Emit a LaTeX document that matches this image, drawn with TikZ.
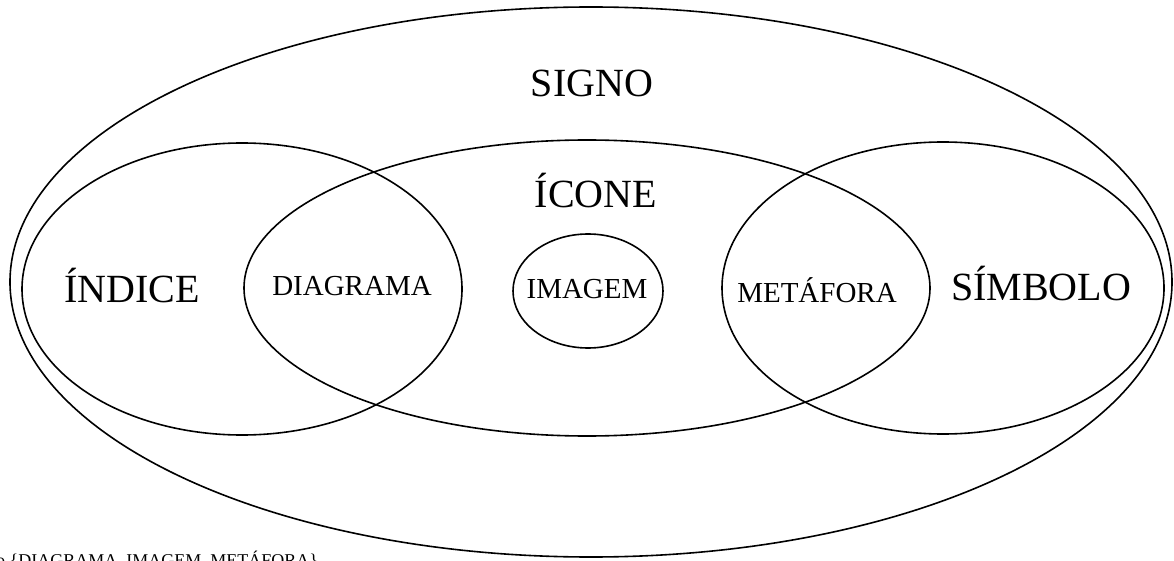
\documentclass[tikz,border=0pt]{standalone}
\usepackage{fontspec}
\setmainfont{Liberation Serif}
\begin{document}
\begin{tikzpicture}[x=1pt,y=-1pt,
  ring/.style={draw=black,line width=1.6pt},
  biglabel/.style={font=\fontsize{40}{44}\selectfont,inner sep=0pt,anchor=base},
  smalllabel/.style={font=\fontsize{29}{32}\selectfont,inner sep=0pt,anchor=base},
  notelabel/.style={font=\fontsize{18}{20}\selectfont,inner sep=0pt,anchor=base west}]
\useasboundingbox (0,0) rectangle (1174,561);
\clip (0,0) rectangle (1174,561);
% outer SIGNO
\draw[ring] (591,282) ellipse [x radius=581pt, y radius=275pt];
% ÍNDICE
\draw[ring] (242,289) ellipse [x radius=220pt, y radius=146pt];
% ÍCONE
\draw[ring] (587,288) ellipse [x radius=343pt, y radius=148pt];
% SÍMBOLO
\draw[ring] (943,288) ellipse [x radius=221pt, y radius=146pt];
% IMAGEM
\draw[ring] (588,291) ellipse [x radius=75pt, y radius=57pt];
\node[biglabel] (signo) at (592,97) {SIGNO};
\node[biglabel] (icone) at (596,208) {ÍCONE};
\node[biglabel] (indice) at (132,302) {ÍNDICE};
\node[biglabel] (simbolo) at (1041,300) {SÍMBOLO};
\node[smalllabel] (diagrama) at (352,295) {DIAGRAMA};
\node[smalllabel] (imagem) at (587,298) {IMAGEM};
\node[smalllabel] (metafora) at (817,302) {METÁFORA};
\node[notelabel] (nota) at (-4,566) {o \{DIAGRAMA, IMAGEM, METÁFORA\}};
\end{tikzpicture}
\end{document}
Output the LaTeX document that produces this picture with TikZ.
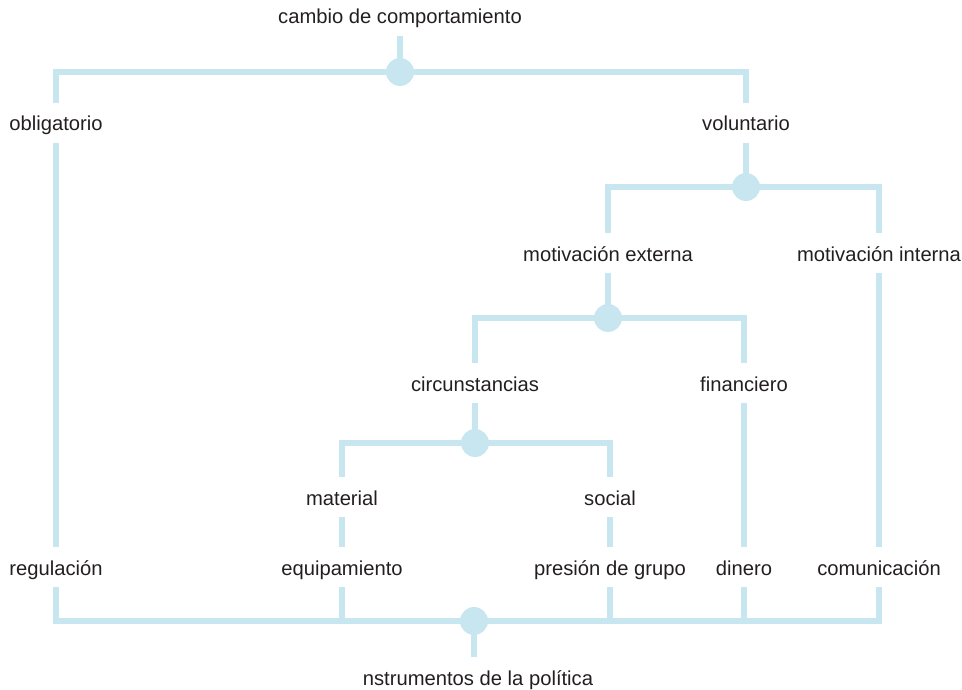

● ● ●

In your copy of the records, include no pictures; repeat everything else exactly.

#### [Task output]
Emit a LaTeX document that matches this image, drawn with TikZ.
\documentclass[tikz,border=0pt]{standalone}
\usepackage{fontspec}
\setmainfont{Liberation Serif}
\begin{document}
\begin{tikzpicture}[x=1pt,y=-1pt,
  ring/.style={draw=black,line width=1.6pt},
  biglabel/.style={font=\fontsize{40}{44}\selectfont,inner sep=0pt,anchor=base},
  smalllabel/.style={font=\fontsize{29}{32}\selectfont,inner sep=0pt,anchor=base},
  notelabel/.style={font=\fontsize{18}{20}\selectfont,inner sep=0pt,anchor=base west}]
\useasboundingbox (0,0) rectangle (1174,561);
\clip (0,0) rectangle (1174,561);
% outer SIGNO
\draw[ring] (591,282) ellipse [x radius=581pt, y radius=275pt];
% ÍNDICE
\draw[ring] (242,289) ellipse [x radius=220pt, y radius=146pt];
% ÍCONE
\draw[ring] (587,288) ellipse [x radius=343pt, y radius=148pt];
% SÍMBOLO
\draw[ring] (943,288) ellipse [x radius=221pt, y radius=146pt];
% IMAGEM
\draw[ring] (588,291) ellipse [x radius=75pt, y radius=57pt];
\node[biglabel] (signo) at (592,97) {SIGNO};
\node[biglabel] (icone) at (596,208) {ÍCONE};
\node[biglabel] (indice) at (132,302) {ÍNDICE};
\node[biglabel] (simbolo) at (1041,300) {SÍMBOLO};
\node[smalllabel] (diagrama) at (352,295) {DIAGRAMA};
\node[smalllabel] (imagem) at (587,298) {IMAGEM};
\node[smalllabel] (metafora) at (817,302) {METÁFORA};
\node[notelabel] (nota) at (-4,566) {o \{DIAGRAMA, IMAGEM, METÁFORA\}};
\end{tikzpicture}
\end{document}
Output the LaTeX document that produces this picture with TikZ.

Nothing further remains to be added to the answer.